But the most flagrant case of unfairness to the defendant in this examination of witnesses occurred in the treatment of interrogatory No. 3, put by the prosecution, in their introduction of a letter from the President to General Grant, purporting to enclose letters from different members of the Cabinet in substantiation of the position of the President in the controversy then pending between Gen. Grant and himself. These letters were enclosed with, and specifically referred to and made a part of the President's communication, and were necessary to a correct apprehension of the controversy, from the President's or any other standpoint.
Being so enclosed and referred to in the letter transmitting and enclosing them, they became quite as much a part of the President's communication as his own letter which enclosed them.
Counsel for Defense objected to the introduction of the President's letter without the enclosures, but the objection was not sustained and the letters were not permitted to be introduced, but the letter enclosing and referring to them was.
The vote on the production of the enclosures was, yeas 20, nays 29--twenty-eight of the thirty-eight Republicans present, voting to exclude this essential testimony in the President's behalf, and twenty-seven of the number afterwards voted to convict him of a high misdemeanor in office in removing Mr. Stanton from the War Office, after refusing him the benefit of the testimony of his Constitutional Cabinet advisers in this important matter.

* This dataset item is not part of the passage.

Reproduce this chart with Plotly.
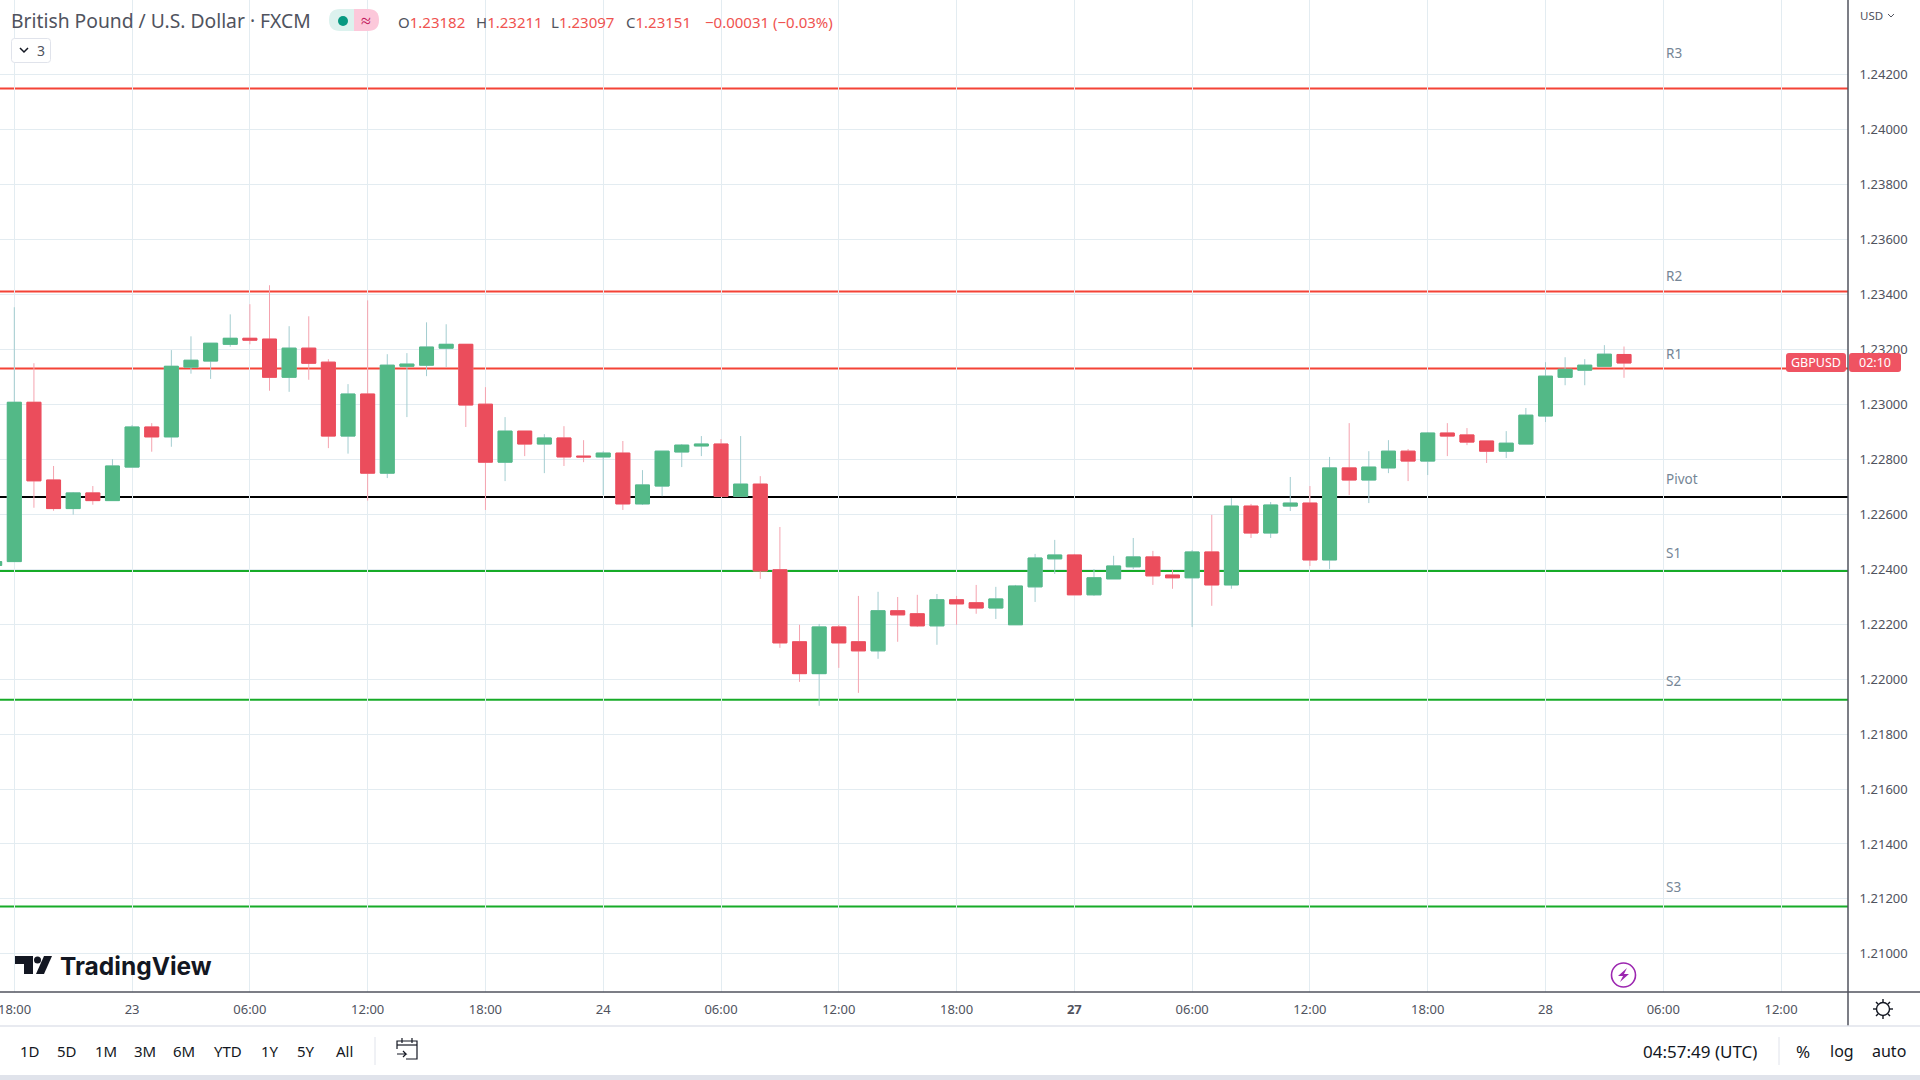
import plotly.graph_objects as go

# hourly GBP/USD candles, first one is cut off by the left edge
opens = [1.22414, 1.22428, 1.23008, 1.22725, 1.22621, 1.22678, 1.22650, 1.22772, 1.22918, 1.22882,
         1.23136, 1.23158, 1.23219, 1.23241, 1.23238, 1.23099, 1.23205, 1.23154, 1.22885, 1.23038,
         1.22750, 1.23139, 1.23143, 1.23205, 1.23219, 1.23001, 1.22790, 1.22903, 1.22856, 1.22878,
         1.22812, 1.22809, 1.22823, 1.22638, 1.22703, 1.22827, 1.22849, 1.22856, 1.22666, 1.22710,
         1.22398, 1.22136, 1.22020, 1.22190, 1.22136, 1.22103, 1.22249, 1.22238, 1.22194, 1.22289,
         1.22278, 1.22259, 1.22198, 1.22336, 1.22438, 1.22452, 1.22307, 1.22365, 1.22409, 1.22445,
         1.22379, 1.22369, 1.22463, 1.22343, 1.22630, 1.22532, 1.22630, 1.22641, 1.22434, 1.22769,
         1.22725, 1.22769, 1.22830, 1.22794, 1.22896, 1.22889, 1.22867, 1.22830, 1.22856, 1.22958,
         1.23099, 1.23125, 1.23139, 1.23182]
highs = [1.22428, 1.23354, 1.23150, 1.22776, 1.22681, 1.22703, 1.22801, 1.22925, 1.22932, 1.23198,
         1.23248, 1.23223, 1.23328, 1.23365, 1.23434, 1.23285, 1.23321, 1.23165, 1.23074, 1.23379,
         1.23183, 1.23187, 1.23299, 1.23292, 1.23219, 1.23063, 1.22954, 1.22903, 1.22892, 1.22921,
         1.22870, 1.22830, 1.22867, 1.22761, 1.22830, 1.22856, 1.22885, 1.22874, 1.22885, 1.22739,
         1.22554, 1.22198, 1.22201, 1.22198, 1.22303, 1.22318, 1.22299, 1.22307, 1.22310, 1.22303,
         1.22343, 1.22336, 1.22343, 1.22456, 1.22507, 1.22456, 1.22401, 1.22449, 1.22514, 1.22467,
         1.22398, 1.22470, 1.22598, 1.22659, 1.22638, 1.22645, 1.22736, 1.22703, 1.22809, 1.22932,
         1.22830, 1.22870, 1.22838, 1.22899, 1.22932, 1.22914, 1.22867, 1.22903, 1.22987, 1.23154,
         1.23172, 1.23165, 1.23216, 1.23211]
lows = [1.22414, 1.22428, 1.22624, 1.22613, 1.22599, 1.22635, 1.22650, 1.22772, 1.22828, 1.22846,
        1.23112, 1.23093, 1.23210, 1.23219, 1.23050, 1.23046, 1.23090, 1.22841, 1.22821, 1.22650,
        1.22732, 1.22954, 1.23103, 1.23136, 1.22918, 1.22616, 1.22721, 1.22812, 1.22750, 1.22776,
        1.22790, 1.22670, 1.22616, 1.22634, 1.22666, 1.22772, 1.22812, 1.22666, 1.22666, 1.22365,
        1.22114, 1.21990, 1.21903, 1.22041, 1.21950, 1.22074, 1.22136, 1.22190, 1.22125, 1.22198,
        1.22238, 1.22219, 1.22198, 1.22281, 1.22383, 1.22307, 1.22303, 1.22365, 1.22401, 1.22343,
        1.22329, 1.22190, 1.22267, 1.22329, 1.22514, 1.22514, 1.22612, 1.22412, 1.22401, 1.22670,
        1.22641, 1.22750, 1.22721, 1.22743, 1.22812, 1.22852, 1.22787, 1.22805, 1.22856, 1.22936,
        1.23070, 1.23070, 1.23139, 1.23097]
closes = [1.22428, 1.23008, 1.22722, 1.22621, 1.22678, 1.22650, 1.22776, 1.22918, 1.22882, 1.23139,
          1.23161, 1.23223, 1.23241, 1.23234, 1.23099, 1.23205, 1.23150, 1.22885, 1.23038, 1.22750,
          1.23143, 1.23147, 1.23209, 1.23219, 1.22998, 1.22790, 1.22903, 1.22856, 1.22878, 1.22809,
          1.22809, 1.22823, 1.22638, 1.22707, 1.22830, 1.22852, 1.22856, 1.22666, 1.22710, 1.22394,
          1.22132, 1.22020, 1.22190, 1.22132, 1.22103, 1.22249, 1.22234, 1.22194, 1.22289, 1.22274,
          1.22259, 1.22292, 1.22339, 1.22441, 1.22452, 1.22307, 1.22369, 1.22412, 1.22445, 1.22376,
          1.22369, 1.22463, 1.22343, 1.22630, 1.22532, 1.22634, 1.22641, 1.22434, 1.22769, 1.22725,
          1.22772, 1.22830, 1.22794, 1.22896, 1.22885, 1.22863, 1.22830, 1.22859, 1.22961, 1.23103,
          1.23128, 1.23143, 1.23183, 1.23151]
bars = list(range(-1, len(opens) - 1))

level_names = ['R3', 'R2', 'R1', 'Pivot', 'S1', 'S2', 'S3']
level_prices = [1.24150, 1.23411, 1.23131, 1.22663, 1.22394, 1.21925, 1.21172]
level_colors = ['#f44336', '#f44336', '#f44336', '#000000', '#17ab28', '#17ab28', '#17ab28']
level_label_prices = [1.24279, 1.23468, 1.23182, 1.22727, 1.22461, 1.21995, 1.21243]

price_ticks = [1.21, 1.212, 1.214, 1.216, 1.218, 1.22, 1.222, 1.224, 1.226, 1.228,
               1.23, 1.232, 1.234, 1.236, 1.238, 1.24, 1.242]
time_ticks = [0, 6, 12, 18, 24, 30, 36, 42, 48, 54, 60, 66, 72, 78, 84, 90]
time_labels = ['18:00', '23', '06:00', '12:00', '18:00', '24', '06:00', '12:00', '18:00',
               '<b>27</b>', '06:00', '12:00', '18:00', '28', '06:00', '12:00']
range_buttons = ['1D', '5D', '1M', '3M', '6M', 'YTD', '1Y', '5Y', 'All']
range_button_x = [30, 67, 106, 145, 184, 228, 270, 306, 344]

UP = '#53b987'
DOWN = '#eb4d5c'
TEXT = '#50535e'
DARK = '#131722'
FONT = 'Noto Sans'
PLOT_W = 1848
PLOT_H = 992


def px(x):
    return x / PLOT_W


def py(y):
    return 1 - y / PLOT_H


def path(points, close=False):
    s = 'M ' + ' L '.join(f'{px(x):.5f} {py(y):.5f}' for x, y in points)
    return s + ' Z' if close else s


def round_rect(x0, y0, x1, y1, r, left=True, right=True):
    pts = 'M %.5f %.5f ' % (px(x0 + (r if left else 0)), py(y0))
    pts += 'L %.5f %.5f ' % (px(x1 - (r if right else 0)), py(y0))
    if right:
        pts += 'Q %.5f %.5f %.5f %.5f ' % (px(x1), py(y0), px(x1), py(y0 + r))
        pts += 'L %.5f %.5f ' % (px(x1), py(y1 - r))
        pts += 'Q %.5f %.5f %.5f %.5f ' % (px(x1), py(y1), px(x1 - r), py(y1))
    else:
        pts += 'L %.5f %.5f ' % (px(x1), py(y1))
    pts += 'L %.5f %.5f ' % (px(x0 + (r if left else 0)), py(y1))
    if left:
        pts += 'Q %.5f %.5f %.5f %.5f ' % (px(x0), py(y1), px(x0), py(y1 - r))
        pts += 'L %.5f %.5f ' % (px(x0), py(y0 + r))
        pts += 'Q %.5f %.5f %.5f %.5f ' % (px(x0), py(y0), px(x0 + r), py(y0))
    return pts + 'Z'


fig = go.Figure()

# wicks first, then the bodies on top with their whiskers collapsed
fig.add_trace(go.Candlestick(
    x=bars, open=opens, high=highs, low=lows, close=closes,
    increasing=dict(line=dict(color='#a3cdd0', width=1), fillcolor='#a3cdd0'),
    decreasing=dict(line=dict(color='#f5a3af', width=1), fillcolor='#f5a3af'),
    hoverinfo='skip', showlegend=False))
fig.add_trace(go.Candlestick(
    x=bars, open=opens, close=closes,
    high=[max(o, c) for o, c in zip(opens, closes)],
    low=[min(o, c) for o, c in zip(opens, closes)],
    increasing=dict(line=dict(color=UP, width=1), fillcolor=UP),
    decreasing=dict(line=dict(color=DOWN, width=1), fillcolor=DOWN),
    showlegend=False))

for price, color in zip(level_prices, level_colors):
    fig.add_hline(y=price, line=dict(color=color, width=2), layer='below')

for name, price in zip(level_names, level_label_prices):
    fig.add_annotation(x=84.05, y=price, xref='x', yref='y', text=name, showarrow=False,
                       xanchor='left', yanchor='middle',
                       font=dict(family=FONT, size=13.5, color='#758696'))


def label(x, y, text, size=13, color=TEXT, anchor='left', family=FONT):
    fig.add_annotation(x=px(x), y=py(y), xref='paper', yref='paper', text=text, showarrow=False,
                       xanchor=anchor, yanchor='middle', font=dict(family=family, size=size, color=color),
                       borderpad=0, borderwidth=0)


def shape_path(d, fill=None, line=None, width=1):
    fig.add_shape(type='path', path=d, xref='paper', yref='paper', fillcolor=fill,
                  line=dict(color=line, width=width if line else 0))


def rect(x0, y0, x1, y1, fill):
    fig.add_shape(type='rect', xref='paper', yref='paper', x0=px(x0), x1=px(x1), y0=py(y1), y1=py(y0),
                  fillcolor=fill, line=dict(width=0))


def rule(x0, y0, x1, y1, color, width=1):
    fig.add_shape(type='line', xref='paper', yref='paper', x0=px(x0), x1=px(x1), y0=py(y0), y1=py(y1),
                  line=dict(color=color, width=width))


def ring(cx, cy, r, color, width=1.5):
    fig.add_shape(type='circle', xref='paper', yref='paper', x0=px(cx - r), x1=px(cx + r),
                  y0=py(cy + r), y1=py(cy - r), line=dict(color=color, width=width))


# frame around the plot
rule(0, 992, 1920, 992, TEXT, 1.5)
rule(1848, 0, 1848, 1026, TEXT, 1.5)
rule(0, 1026, 1920, 1026, '#e0e3eb', 1.5)
rect(0, 1075, 1920, 1080, '#e0e3eb')

# plotly drops the first tick label because it runs past the edge
label(14.3, 1009, time_labels[0], anchor='center')

# header
label(11, 21, 'British Pound / U.S. Dollar · FXCM', size=19.3)
shape_path(round_rect(329, 9, 354, 31, 11, right=False), fill='#dcf2ee')
shape_path(round_rect(354, 9, 379, 31, 11, left=False), fill='#fcc8da')
fig.add_shape(type='circle', xref='paper', yref='paper', x0=px(338), x1=px(348), y0=py(26), y1=py(16),
              fillcolor='#089981', line=dict(width=0))
label(365.5, 20, '≈', size=18, color='#c2185b', anchor='center')
red = 'style="color:#ef5350"'
label(398, 22, f'O<span {red}>1.23182</span>', size=15)
label(476, 22, f'H<span {red}>1.23211</span>', size=15)
label(551, 22, f'L<span {red}>1.23097</span>', size=15)
label(626, 22, f'C<span {red}>1.23151</span>', size=15)
label(705, 22, '−0.00031 (−0.03%)', size=15, color='#ef5350')

shape_path(round_rect(11.5, 38.5, 50.5, 62.5, 3), fill='#ffffff', line='#e0e3eb', width=1)
shape_path(path([(20, 48), (24, 52), (28, 48)]), line=DARK, width=1.5)
label(37, 50, '3', size=14)

# USD selector
label(1860, 15, 'USD', size=11.5)
shape_path(path([(1888, 14), (1891, 17), (1894, 14)]), line=TEXT, width=1)

# current price tag
shape_path(round_rect(1786, 353, 1846, 372, 3), fill='#ef5362')
shape_path(round_rect(1849, 353, 1901, 372, 3), fill='#ef5362')
label(1816, 362.5, 'GBPUSD', size=12.5, color='#ffffff', anchor='center')
label(1875, 362.5, '02:10', size=12.5, color='#ffffff', anchor='center')

# logo
shape_path(path([(15, 956), (33, 956), (33, 974), (24, 974), (24, 964), (15, 964)], close=True), fill=DARK)
fig.add_shape(type='circle', xref='paper', yref='paper', x0=px(34), x1=px(41), y0=py(963.5), y1=py(956.5),
              fillcolor=DARK, line=dict(width=0))
shape_path(path([(44, 956), (52, 956), (44, 974), (36, 974)], close=True), fill=DARK)
label(60, 966, '<b>TradingView</b>', size=24.5, color=DARK, family='Inter')

# lightning badge
ring(1623.5, 975, 12, '#9c27b0', 1.6)
shape_path(path([(1627, 968), (1618, 976), (1623, 976), (1620, 982), (1629, 974), (1624, 974)], close=True),
           fill='#9c27b0')

# gear
ring(1883, 1009, 6.5, DARK, 1.4)
for a, b, c, d in [(1883, 999, 1883, 1002), (1883, 1016, 1883, 1019), (1873, 1009, 1876, 1009),
                   (1890, 1009, 1893, 1009), (1876, 1002, 1878, 1004), (1888, 1014, 1890, 1016),
                   (1890, 1002, 1888, 1004), (1878, 1014, 1876, 1016)]:
    rule(a, b, c, d, DARK, 1.4)

# bottom toolbar
for text, x in zip(range_buttons, range_button_x):
    label(x, 1051, text, size=15, color=DARK, anchor='center')
rule(375, 1037, 375, 1065, '#e0e3eb')
shape_path(path([(397, 1049), (397, 1041), (417, 1041), (417, 1059), (406, 1059)]), line=DARK, width=1.2)
shape_path(path([(397, 1045), (417, 1045)]), line=DARK, width=1.2)
shape_path(path([(402, 1038), (402, 1043)]), line=DARK, width=1.2)
shape_path(path([(412, 1038), (412, 1043)]), line=DARK, width=1.2)
shape_path(path([(397, 1054), (406, 1054), (403, 1051)]), line=DARK, width=1.2)
shape_path(path([(406, 1054), (403, 1057)]), line=DARK, width=1.2)

label(1700, 1051, '04:57:49 (UTC)', size=17, color=DARK, anchor='center')
rule(1779, 1037, 1779, 1065, '#e0e3eb')
label(1803, 1051, '%', size=17, color=DARK, anchor='center')
label(1842, 1051, 'log', size=16, color=DARK, anchor='center')
label(1889, 1051, 'auto', size=16, color=DARK, anchor='center')

fig.update_layout(
    width=1920, height=1080, autosize=False,
    margin=dict(l=0, r=72, t=0, b=88, pad=0),
    paper_bgcolor='#ffffff', plot_bgcolor='#ffffff',
    showlegend=False, boxmode='overlay', boxgap=0.287, boxgroupgap=0,
    hovermode=False,
)
fig.update_xaxes(
    range=[-0.7285, 93.41], rangeslider_visible=False,
    tickmode='array', tickvals=time_ticks, ticktext=time_labels,
    showgrid=True, gridcolor='#e3ecf1', gridwidth=1, zeroline=False, showline=False,
    ticks='outside', ticklen=5, tickcolor='rgba(0,0,0,0)',
    tickfont=dict(family=FONT, size=13, color=TEXT),
)
fig.update_yaxes(
    range=[1.20861, 1.244725], side='right',
    tickmode='array', tickvals=price_ticks, tickformat='.5f',
    showgrid=True, gridcolor='#e3ecf1', gridwidth=1, zeroline=False, showline=False,
    ticks='outside', ticklen=8, tickcolor='rgba(0,0,0,0)',
    tickfont=dict(family=FONT, size=13, color=TEXT),
)

fig.write_html("out.html", post_script="document.body.style.margin='0';",
               config={'displayModeBar': False})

It is possible that under other conditions this proceeding might have been legitimate and proper; but Mr. Johnson was on trial under grave charges, before the highest, and supposably fairest tribunal on earth, and had a right to the benefit of the testimony of his cabinet, in full, and more especially when that testimony was presented in a distorted and garbled shape by his accusers. Moreover, every member of the Court had the right to know what was in those letters, if any part of the correspondence was to be received. But whether or not Mr. Johnson had the right to the testimony in his behalf which it was claimed these enclosures contained, he certainly had the right to resist the introduction of mutilated testimony against him. The purpose of the trial was to ascertain the facts in the case--all the facts bearing on either side. The Court was sitting and the witnesses were called for that purpose, and no other.
This record shows, that in but three instances out of twenty-one, did a majority of the Republicans of the Senate vote to receive testimony offered in the President's behalf--that on one interrogatory there was an equal division--that on seventeen of the twenty-one interrogatories put by the Defense, a majority of the Republicans voted to exclude testimony, in several cases by a two-thirds vote--and that but nine of the twenty-one interrogatories put in behalf of the President were by Republican votes permitted to be answered--also that, as a rule which had very rare exceptions, such interrogatories in behalf of the President as were permitted answer, were so permitted by very close majorities.
It is undoubted that every Republican member of the Senate entered upon that trial in the expectation that the allegations of the Prosecution would be sustained, but it was also expected that a fair, free, full, open investigation of all the charges preferred would be had, and that all the information possible to be obtained bearing upon the case, pro and con, would be admitted to testimony--but that expectation was not realized.
To sum up this feature of the proceeding--the Republican majority of the Senate placed themselves and their party in the attitude of prosecutors in the case--instead of judges sworn to give the President an impartial trial and judgment that their course had the appearance, at least, of a conspiracy to evict the President for purely partisan purposes, regardless of testimony or the facts of the case-that public animosity against Mr. Johnson had been manufactured throughout the North by wild and vicious misrepresentations for partisan effect--that practically the entire Republican Party machinery throughout the country was bent to the work of prosecution. The party cry was "Crucify him!""Convict him anyway, and try him afterwards!" With rare exceptions, the Republican Party of the country, press and people, were a unit in this insensate cry.
They were ready to strike, but not to hear.
There can be but one conclusion from these premises, established by the record of the trial--that the entire proceeding, from its inception in the House of Representatives to its conclusion in the Senate, was a thoroughly partisan prosecution on the part of the majority in both Houses, and that the country was saved from the shameful spectacle, and the dangerous consequences of such a proceeding, by the intervention and self-sacrifice of a few gentlemen who proposed to respect the obligation of their oath, and give Mr. Johnson, so far as in their power, a fair trial and judgment--and not having had such a trial--to give him the benefit of what he claimed he could prove in his own behalf and was not permitted to--and a verdict of "Not Guilty," regardless of consequences to themselves.
What every member of the Court had sworn to do was "impartial justice" to Andrew Johnson, and nothing less. The Counsel on neither side had taken that oath, but the Court had; and its performance of that oath was impossible without possession of all the information relating to and bearing upon the case that it was reasonably possible to obtain. That is the essential ingredient and characteristic of a fair trial.
THAT ESSENTIAL INGREDIENT OF JUDICIAL FAIRNESS WAS NOT SHOWN TOMR. JOHNSON IN THIS CASE BY THE REPUBLICAN MAJORITY OF THESENATE, as the official record of the trial clearly establishes.
It was an ill-disguised and malevolent partisan prosecution.